Eminem. He has inspired me from the beginning and continues to push the bar and reinvent himself. Looking at songs like Kill Shot, Kamikaze and Godzilla as well as the other songs in his past 2 albums are all really incredible. He managed to keep himself relevant and rebuild himself after a string of subpar records. But you know, he’s come back stronger than ever despite having a big slump and once again he just nudged the bar a little bit higher than he initially set it.

Vinyl, CD, or digital? What's your format of choice?

Well vinyl all the way. The nostalgia and sound is unbeatable. Digital is how I listen to most of my music however and I haven’t really started my vinyl collection yet. But it’s something that I have a great affinity for.

Whiskey or beer? And defend your choice

Whiskey all the way. Can beer keep you warm on a cold winter night? Can beer make you sleep like a baby? Does beer really have any other flavour other than bubbly and cold? Two fingers of whiskey hit harder than 2 bottles of beer. Beer is like water. Whiskey is like alcohol. I prefer alcohol.

We, at the Ripple Effect, are constantly looking for new music. What's your home town, and when we get there, what's the best record store to lose ourselves in?

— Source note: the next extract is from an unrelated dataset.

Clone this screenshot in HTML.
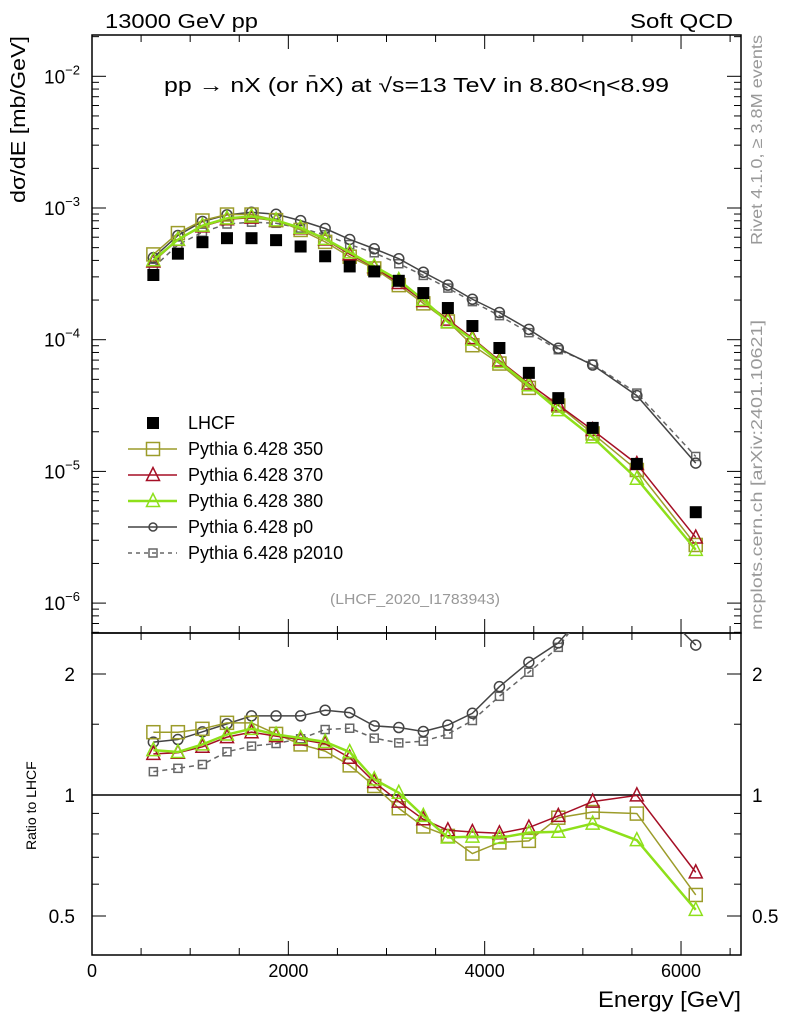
<!DOCTYPE html>
<html><head><meta charset="utf-8"><style>
html,body{margin:0;padding:0;background:#fff}
svg{display:block;font-family:"Liberation Sans",sans-serif}
</style></head><body>
<svg id="c" width="786" height="1024" viewBox="0 0 786 1024" xmlns="http://www.w3.org/2000/svg">
<defs>
<clipPath id="cm"><rect x="92" y="35" width="649" height="598"/></clipPath>
<clipPath id="cr"><rect x="92" y="633" width="649" height="322"/></clipPath>
</defs>
<text x="105" y="28" font-size="20" textLength="153" lengthAdjust="spacingAndGlyphs">13000 GeV pp</text>
<text x="630" y="28" font-size="20" textLength="103" lengthAdjust="spacingAndGlyphs">Soft QCD</text>
<text x="164" y="92" font-size="20" textLength="505" lengthAdjust="spacingAndGlyphs">pp → nX (or n̄X) at √s=13 TeV in 8.80&lt;η&lt;8.99</text>
<text transform="translate(762,245) rotate(-90)" font-size="16" fill="#999" textLength="210" lengthAdjust="spacingAndGlyphs">Rivet 4.1.0, ≥ 3.8M events</text>
<text transform="translate(762,630) rotate(-90)" font-size="16" fill="#999" textLength="310" lengthAdjust="spacingAndGlyphs">mcplots.cern.ch [arXiv:2401.10621]</text>
<text transform="translate(25,203) rotate(-90)" font-size="20" textLength="167" lengthAdjust="spacingAndGlyphs">dσ/dE [mb/GeV]</text>
<text transform="translate(36,850) rotate(-90)" font-size="14">Ratio to LHCF</text>
<text x="598" y="1007" font-size="22" textLength="143" lengthAdjust="spacingAndGlyphs">Energy [GeV]</text>
<text x="330" y="604" font-size="15" fill="#999" textLength="170" lengthAdjust="spacingAndGlyphs">(LHCF_2020_I1783943)</text>
<g id="g"></g>
</svg>
<script>
const energies=[625,875,1125,1375,1625,1875,2125,2375,2625,2875,3125,3375,3625,3875,4150,4450,4750,5100,5550,6150];
const lhcf=[3.1e-4,4.5e-4,5.5e-4,5.9e-4,5.9e-4,5.7e-4,5.1e-4,4.3e-4,3.6e-4,3.3e-4,2.8e-4,2.26e-4,1.74e-4,1.27e-4,8.65e-5,5.6e-5,3.6e-5,2.14e-5,1.14e-5,4.9e-6];
const ratio350=[1.433,1.433,1.461,1.512,1.512,1.419,1.336,1.286,1.185,1.053,0.927,0.835,0.791,0.715,0.762,0.769,0.878,0.907,0.899,0.564];
const ratio370=[1.266,1.274,1.318,1.393,1.433,1.401,1.374,1.341,1.238,1.077,0.963,0.87,0.817,0.809,0.803,0.83,0.887,0.963,0.998,0.642];
const ratio380=[1.293,1.279,1.336,1.414,1.461,1.414,1.385,1.356,1.279,1.094,1.013,0.887,0.784,0.788,0.782,0.806,0.81,0.849,0.772,0.518];
const ratioP0=[1.354,1.374,1.436,1.503,1.573,1.573,1.573,1.625,1.603,1.486,1.472,1.439,1.492,1.597,1.86,2.14,2.39,3.0,3.3,2.36];
const ratioP2010=[1.143,1.165,1.191,1.281,1.323,1.343,1.38,1.455,1.466,1.385,1.348,1.361,1.417,1.532,1.76,2.02,2.33,3.05,3.45,2.65];
const xTicks=[0,2000,4000,6000];
const yMainTicks=[-2,-3,-4,-5,-6];
const yRatioTicks=[2,1,0.5];

const NS='http://www.w3.org/2000/svg';
const G=document.getElementById('g');
const X0=92,X1=741,MT=35,MB=633,RB=955;
const xs=e=>X0+e*0.09817;
const ys=v=>208-(Math.log10(v)+3)*131.7;
const yr=r=>795-Math.log2(r)*121;
function el(t,a,p){const e=document.createElementNS(NS,t);for(const k in a)e.setAttribute(k,a[k]);(p||G).appendChild(e);return e;}

let f=el('rect',{x:X0,y:MT,width:X1-X0,height:MB-MT,fill:'none',stroke:'#000','stroke-width':1.5});


f=el('rect',{x:X0,y:MB,width:X1-X0,height:RB-MB,fill:'none',stroke:'#000','stroke-width':1.5});


for(let e=0;e<=6500;e+=500){const x=xs(e),L=e%2000===0?14:7;
 el('line',{x1:x,x2:x,y1:MT,y2:MT+L,stroke:'#000'});el('line',{x1:x,x2:x,y1:MB,y2:MB-L,stroke:'#000'});
 el('line',{x1:x,x2:x,y1:MB,y2:MB+L,stroke:'#000'});el('line',{x1:x,x2:x,y1:RB,y2:RB-L,stroke:'#000'});}
xTicks.forEach(t=>{const tx=el('text',{x:xs(t),y:977,'font-size':18,'text-anchor':'middle'});tx.textContent=t;
 
 });
for(let d=-7;d<=-1;d++)for(let m=1;m<10;m++){const v=m*Math.pow(10,d),y=ys(v);if(y<MT||y>MB)continue;const L=m===1?14:7;
 el('line',{x1:X0,x2:X0+L,y1:y,y2:y,stroke:'#000'});el('line',{x1:X1,x2:X1-L,y1:y,y2:y,stroke:'#000'});}
yMainTicks.forEach(d=>{const tx=el('text',{x:80,y:ys(Math.pow(10,d))+7,'font-size':19,'text-anchor':'end'});
 tx.textContent='10';const s=el('tspan',{dy:-9,'font-size':13},tx);s.textContent=String(d).replace('-','−');
 
 });
[0.5,0.6,0.7,0.8,0.9,1,1.5,2].forEach(r=>{const y=yr(r),L=(r===1||r===2||r===0.5)?14:7;
 el('line',{x1:X0,x2:X0+L,y1:y,y2:y,stroke:'#000'});el('line',{x1:X1,x2:X1-L,y1:y,y2:y,stroke:'#000'});});
yRatioTicks.forEach(r=>{[[75,'end'],[752,'start']].forEach(([x,a])=>{const tx=el('text',{x:x,y:yr(r)+7,'font-size':19,'text-anchor':a});tx.textContent=r;
 
 });});
el('line',{x1:X0,x2:X1,y1:yr(1),y2:yr(1),stroke:'#000','stroke-width':1.5});

const gm=el('g',{'clip-path':'url(#cm)'}),gr=el('g',{'clip-path':'url(#cr)'});
function marker(p,type,x,y,c,sz){
 if(type==='sq')return el('rect',{x:x-sz,y:y-sz,width:2*sz,height:2*sz,fill:'none',stroke:c,'stroke-width':1.5},p);
 if(type==='tri')return el('polygon',{points:`${x},${y-sz-1} ${x-sz},${y+sz-1} ${x+sz},${y+sz-1}`,fill:'none',stroke:c,'stroke-width':1.5},p);
 if(type==='circ')return el('circle',{cx:x,cy:y,r:sz,fill:'none',stroke:c,'stroke-width':1.5},p);
 return el('rect',{x:x-sz,y:y-sz,width:2*sz,height:2*sz,fill:c},p);
}
const series=[
 {name:'pythia-p2010',r:ratioP2010,c:'#666',w:1.5,dash:'5,4',m:'sq',s:4},
 {name:'pythia-p0',r:ratioP0,c:'#444',w:1.5,dash:null,m:'circ',s:5},
 {name:'pythia-350',r:ratio350,c:'#9c9c2a',w:1.5,dash:null,m:'sq',s:6.5},
 {name:'pythia-370',r:ratio370,c:'#a50f25',w:1.5,dash:null,m:'tri',s:6.5},
 {name:'pythia-380',r:ratio380,c:'#8ee01a',w:2.5,dash:null,m:'tri',s:6.5},
];
series.forEach(S=>{
 [[gm,(i)=>ys(lhcf[i]*S.r[i]),'main'],[gr,(i)=>yr(S.r[i]),'ratio']].forEach(([p,fy,pn])=>{
  const pts=energies.map((e,i)=>xs(e)+','+fy(i)).join(' ');
  const pl=el('polyline',{points:pts,fill:'none',stroke:S.c,'stroke-width':S.w},p);
  if(S.dash)pl.setAttribute('stroke-dasharray',S.dash);
  
  
  energies.forEach((e,i)=>{const mk=marker(p,S.m,xs(e),fy(i),S.c,S.s);
   
   });
 });
});
energies.forEach((e,i)=>{const mk=marker(gm,'fill',xs(e),ys(lhcf[i]),'#000',6);
 
 });
const leg=[['LHCF','fill','#000',null,1,6],['Pythia 6.428 350','sq','#9c9c2a',null,1.5,6.5],['Pythia 6.428 370','tri','#a50f25',null,1.5,6.5],['Pythia 6.428 380','tri','#8ee01a',null,2.5,6.5],['Pythia 6.428 p0','circ','#444',null,1.5,4],['Pythia 6.428 p2010','sq','#666','4,4',1.5,4]];
leg.forEach((L,i)=>{const y=423+i*26;const g=el('g',{});
 
 
 if(i>0){const ln=el('line',{x1:128,x2:177,y1:y,y2:y,stroke:L[2],'stroke-width':L[4]},g);if(L[3])ln.setAttribute('stroke-dasharray',L[3]);}
 marker(g,L[1],153,y,L[2],L[5]);
 const t=el('text',{x:188,y:y+6,'font-size':18},g);t.textContent=L[0];});
</script>
</body></html>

Sadly, here in Montreal almost all the record stores are gone (thanks Spotify!). We used to have HMV and Sam the Record Man but all that is left are the Sunrise stores. Limited selection, nothing to get lost in but I guess its better than nothing.

What's next for the band?

Promote our debut album Doctors & Demons and connect with as many new fans as humanly possible. We are always looking to connect with new people! We have just serviced our album to radio as well so we are excited to see where that takes us. So apart from having awesome people like yourself and your readers get to know us we are hitting air waves, web waves and everything in between. We are also in the process of writing new material for our second studio album that we plan on recording in early 2021.

Any final comments or thoughts you'd like to share with our readers, the waveriders?

Thank you, The Ripple Effect! Thank you Waveriders! We are very blessed to have had this chat with you and tell you a bit about us. We’d love to get to know more about you as well so please drop us a line and let us know what you think about our rap metal rock stories! Hope to meet you all in person one day! Until then take care of yourselves, be safe and stay heavy!